> [Your task]:
Copy the data that follows exactly. Include no pictures.

> [Supplied information]:
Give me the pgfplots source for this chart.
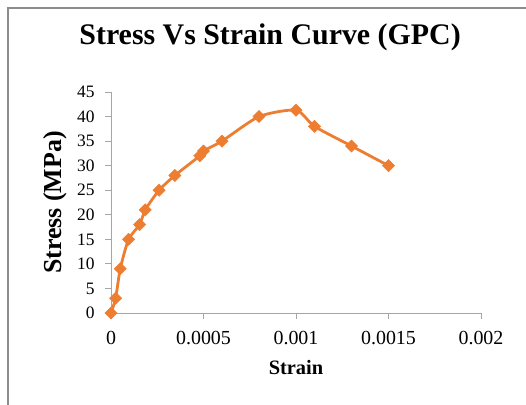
\documentclass[border=0pt]{standalone}
\usepackage{fontspec}
\setmainfont{Liberation Serif}
\usepackage{pgfplots}
\pgfplotsset{compat=1.18}

\definecolor{curveorange}{HTML}{ED7D31}
\definecolor{axisgray}{HTML}{A6A6A6}
\definecolor{framegray}{HTML}{8C8C8C}

\pgfplotstableread{
strain    stress
0         0
0.000025  3
0.00005   9
0.000095  15
0.000155  18
0.000185  21
0.00026   25
0.000345  28
0.00048   32
0.0005    33
0.0006    35
0.0008    40
0.001     41.3
0.0011    38
0.0013    34
0.0015    30
}\gpcdata

\begin{document}
\begin{tikzpicture}
\path[use as bounding box] (0,0) rectangle (526bp,-405bp);
\draw[framegray, line width=1.2bp] (8bp,-405bp) -- (8bp,-8bp) -- (526bp,-8bp);
\begin{axis}[
  at={(111bp,-313bp)}, anchor=origin,
  scale only axis, width=370bp, height=221bp,
  xmin=0, xmax=0.002, ymin=0, ymax=45,
  axis lines=left,
  axis line style={-, axisgray, line width=1bp},
  every tick/.style={axisgray, line width=1bp},
  tick align=outside, major tick length=6bp,
  scaled x ticks=false,
  xtick={0,0.0005,0.001,0.0015,0.002},
  xticklabels={0,0.0005,0.001,0.0015,0.002},
  ytick={0,5,...,45},
  /pgf/number format/assume math mode=true,
  xticklabel style={font=\fontsize{20}{23}\selectfont, yshift=-9bp},
  yticklabel style={font=\fontsize{17.5}{20}\selectfont, xshift=-7bp},
  title={Stress Vs Strain Curve (GPC)},
  title style={at={(axis description cs:0.43,1.19)}, anchor=base, font=\bfseries\fontsize{30}{34}\selectfont},
  xlabel={Strain},
  xlabel style={at={(axis description cs:0.5,-0.28)}, anchor=base, font=\bfseries\fontsize{20.5}{24}\selectfont},
  ylabel={Stress (MPa)},
  ylabel style={at={(axis description cs:-0.151,0.5)}, anchor=center, font=\bfseries\fontsize{26}{30}\selectfont},
  clip=false,
]
\addplot[curveorange, line width=2.8bp, smooth, tension=0.4,
  mark=square*, mark size=4.3bp, mark options={rotate=45, line width=0.5bp, fill=curveorange}]
  table[x=strain, y=stress] {\gpcdata};
\end{axis}
\end{tikzpicture}
\end{document}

> [The response]:
Give me the pgfplots source for this chart.
\documentclass[border=0pt]{standalone}
\usepackage{fontspec}
\setmainfont{Liberation Serif}
\usepackage{pgfplots}
\pgfplotsset{compat=1.18}

\definecolor{curveorange}{HTML}{ED7D31}
\definecolor{axisgray}{HTML}{A6A6A6}
\definecolor{framegray}{HTML}{8C8C8C}

\pgfplotstableread{
strain    stress
0         0
0.000025  3
0.00005   9
0.000095  15
0.000155  18
0.000185  21
0.00026   25
0.000345  28
0.00048   32
0.0005    33
0.0006    35
0.0008    40
0.001     41.3
0.0011    38
0.0013    34
0.0015    30
}\gpcdata

\begin{document}
\begin{tikzpicture}
\path[use as bounding box] (0,0) rectangle (526bp,-405bp);
\draw[framegray, line width=1.2bp] (8bp,-405bp) -- (8bp,-8bp) -- (526bp,-8bp);
\begin{axis}[
  at={(111bp,-313bp)}, anchor=origin,
  scale only axis, width=370bp, height=221bp,
  xmin=0, xmax=0.002, ymin=0, ymax=45,
  axis lines=left,
  axis line style={-, axisgray, line width=1bp},
  every tick/.style={axisgray, line width=1bp},
  tick align=outside, major tick length=6bp,
  scaled x ticks=false,
  xtick={0,0.0005,0.001,0.0015,0.002},
  xticklabels={0,0.0005,0.001,0.0015,0.002},
  ytick={0,5,...,45},
  /pgf/number format/assume math mode=true,
  xticklabel style={font=\fontsize{20}{23}\selectfont, yshift=-9bp},
  yticklabel style={font=\fontsize{17.5}{20}\selectfont, xshift=-7bp},
  title={Stress Vs Strain Curve (GPC)},
  title style={at={(axis description cs:0.43,1.19)}, anchor=base, font=\bfseries\fontsize{30}{34}\selectfont},
  xlabel={Strain},
  xlabel style={at={(axis description cs:0.5,-0.28)}, anchor=base, font=\bfseries\fontsize{20.5}{24}\selectfont},
  ylabel={Stress (MPa)},
  ylabel style={at={(axis description cs:-0.151,0.5)}, anchor=center, font=\bfseries\fontsize{26}{30}\selectfont},
  clip=false,
]
\addplot[curveorange, line width=2.8bp, smooth, tension=0.4,
  mark=square*, mark size=4.3bp, mark options={rotate=45, line width=0.5bp, fill=curveorange}]
  table[x=strain, y=stress] {\gpcdata};
\end{axis}
\end{tikzpicture}
\end{document}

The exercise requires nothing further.